In terms of this whole discussion and current events, Facebook today went from a platform used by some 901 million users as of March 2012 to a publicly traded company valued at at over $100B. Sounds a huge success as a company, but since the stock was priced to open at $38/share and closed the first trading day at #38.23/share, you get stories like the Associated Press report "Facebook falls flat in public debut." It's fascinating... the company was working on the same things at the end of the day as the beginning and I'm sure performed as a company (not a stock) much the same as on the prior day, but investors believing the shares were priced just about accurately at open means the company "fell flat." Yep, seems pretty darn ethereal as defined above.


To step back for a minute from the specific subject of stock valuation, me thinks there's also way too much etherealness (yep, it's a word) in the corporate work done at many of the public companies out there.
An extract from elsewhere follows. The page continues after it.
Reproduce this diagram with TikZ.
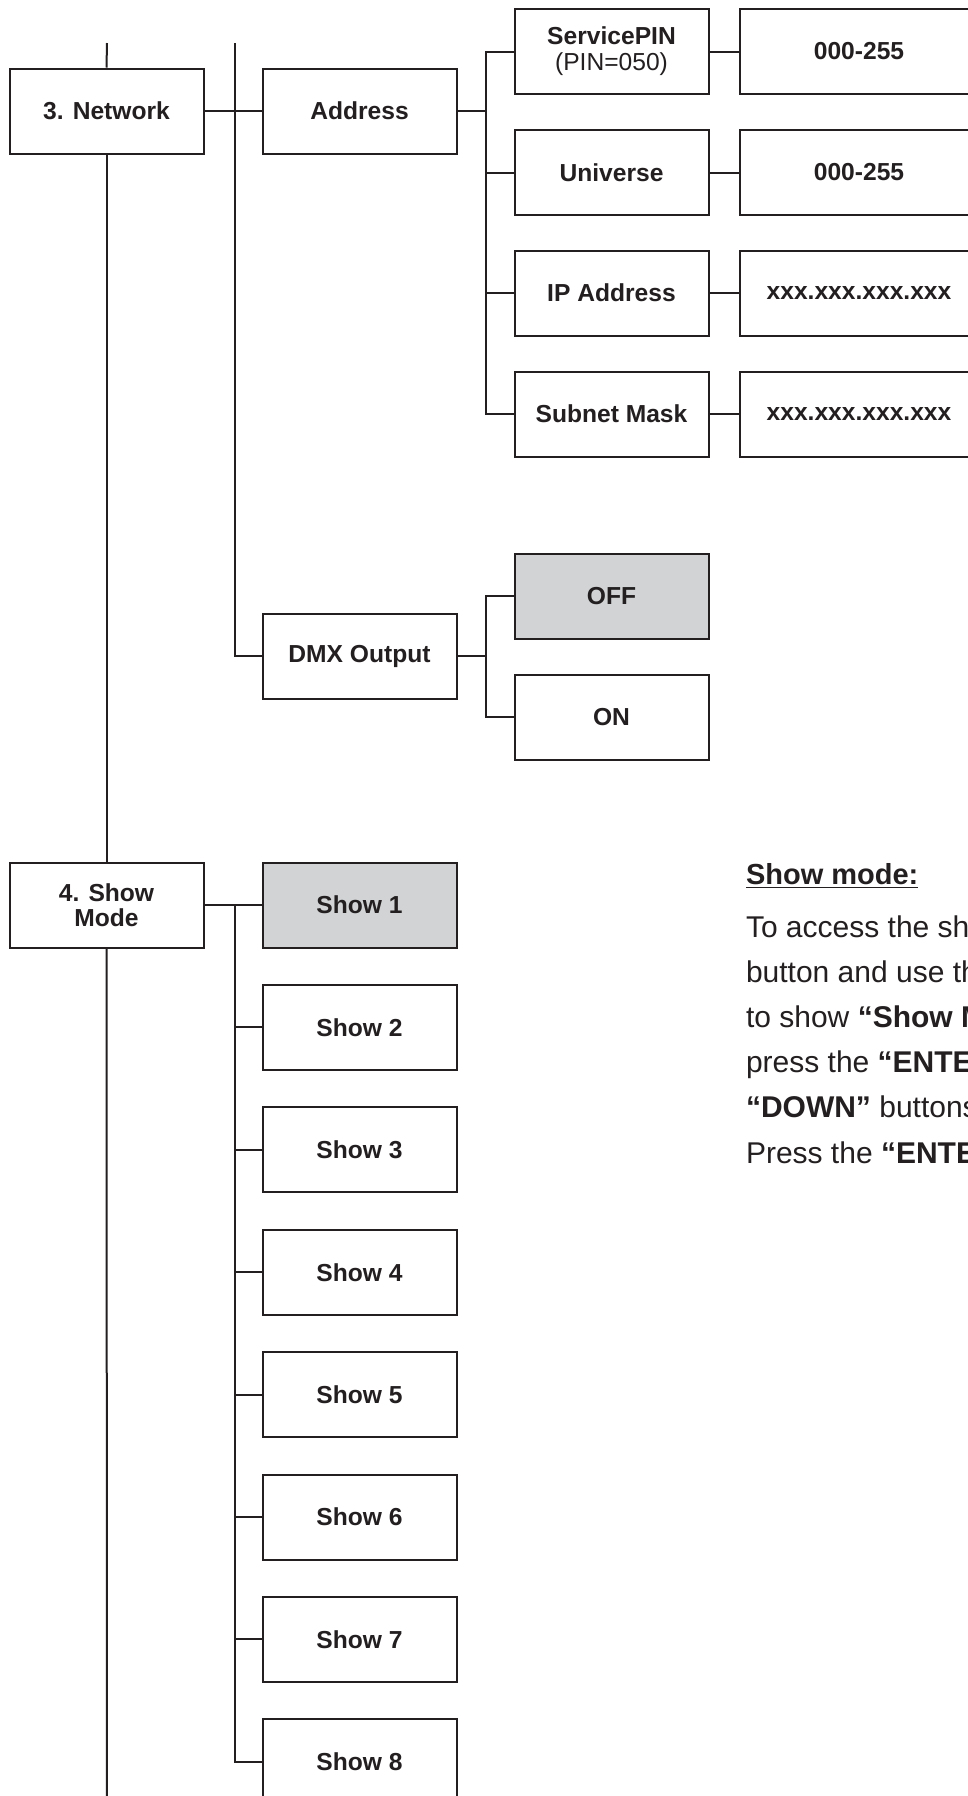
\documentclass[tikz,border=0pt]{standalone}
\usepackage{fontspec}
\setmainfont{Liberation Sans}
\usepackage{xcolor}
\usepackage{tikz}

\definecolor{ink}{HTML}{231F20}
\definecolor{selgray}{HTML}{D1D3D4}

\begin{document}
\begin{tikzpicture}[x=0.5pt, y=-0.5pt, line width=1pt,
    menubox/.style={draw=ink, fill=white, text=ink, minimum width=97pt, minimum height=42.5pt,
        inner sep=0pt, align=center, font=\bfseries\fontsize{12.3}{13}\selectfont},
    valbox/.style={menubox, minimum width=119pt},
    chosen/.style={fill=selgray},
    bodytext/.style={anchor=base west, inner sep=0pt, text=ink, font=\fontsize{15}{17}\selectfont}]
    \useasboundingbox (0,0) rectangle (968,1796);
    \clip (0,0) rectangle (968,1796);

    % main menu
    \node[menubox] (net) at (106.5,111) {3. Network};
    \node[menubox] (mode) at (106.5,905) {4. Show\\[-0.5pt]Mode};
    \coordinate (ttop) at (107,43);
    \coordinate (tbot) at (107,1800);
    \draw[ink] (ttop) -- (net.north);
    \draw[ink] (net.south) -- (mode.north);
    \draw[ink] (mode.south) -- (tbot);

    % network
    \node[menubox] (addr) at (359.5,111) {Address};
    \node[menubox] (dmx) at (359.5,656) {DMX Output};
    \coordinate (mtop) at (235,43);
    \draw[ink] (net.east) -- (addr.west);
    \draw[ink] (mtop) |- (dmx.west);

    \node[menubox] (pin) at (611.5,51.5) {ServicePIN\\{\mdseries (PIN=050)}};
    \node[menubox] (univ) at (611.5,172.5) {Universe};
    \node[menubox] (ip) at (611.5,293) {IP Address};
    \node[menubox] (mask) at (611.5,414) {Subnet Mask};
    \node[valbox] (pinv) at (859,51.5) {000-255};
    \node[valbox] (univv) at (859,172.5) {000-255};
    \node[valbox] (ipv) at (859,293) {xxx.xxx.xxx.xxx};
    \node[valbox] (maskv) at (859,414) {xxx.xxx.xxx.xxx};
    \coordinate (abus) at (486,111);
    \draw[ink] (addr.east) -- (abus);
    \draw[ink] (pin.west) -| (abus) |- (mask.west);
    \draw[ink] (univ.west) -- (univ.west -| abus);
    \draw[ink] (ip.west) -- (ip.west -| abus);
    \foreach \n in {pin,univ,ip,mask}
        \draw[ink] (\n.east) -- (\n v.west);

    \node[menubox, chosen] (off) at (611.5,596) {OFF};
    \node[menubox] (on) at (611.5,717) {ON};
    \coordinate (dbus) at (486,656);
    \draw[ink] (dmx.east) -- (dbus);
    \draw[ink] (off.west) -| (dbus) |- (on.west);

    % show mode
    \node[menubox, chosen] (s1) at (359.5,905) {Show 1};
    \foreach \i in {2,...,8}
        \node[menubox] (s\i) at (359.5,{905+122.4*(\i-1)}) {Show \i};
    \coordinate (sbus) at (235,905);
    \draw[ink] (mode.east) -- (s1.west);
    \draw[ink] (sbus) |- (s8.west);
    \foreach \i in {2,...,7}
        \draw[ink] (s\i.west) -- (s\i.west -| sbus);

    % note
    \node[bodytext, font=\bfseries\fontsize{14.5}{17}\selectfont] (title) at (745,884) {\underline{Show mode:}};
    \foreach \t [count=\k] in {To access the show, button and use the,
        to show \textbf{“Show Mode”}, press the \textbf{“ENTER”},
        \textbf{“DOWN”} buttons, Press the \textbf{“ENTER”}}
        \node[bodytext] (line\k) at (745,{937+45.2*(\k-1)}) {\t};
\end{tikzpicture}
\end{document}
Just as stock valuation can be a matter of (often wrong) perception, corporations can too frequently have their best employees identified on the basis of not terribly important indicators like "being busy." I touched on this phenomenon in the Sept 2010 post "Urgent vs Important Work", but so frequently time gets spent on things that don't really move the success or failure dial much (and this is even using the public company success/failure dial of income/profit).

It's not to say all corporations are filled entirely by employees doing busy work 100% of the time as some corporations (and employees) are going to be much more productive around things of import than others, but it is an interesting morass to try to avoid, both as a corporation and it's employees.

Corporate level success or failure at this busy work avoidance isn't going to change the stock increase chasing game, but is probably going to result in the companies that have employees focused on important rather than ethereal/urgent work performing better overall. Not a paradigm breaking statement to be sure, but important nonetheless.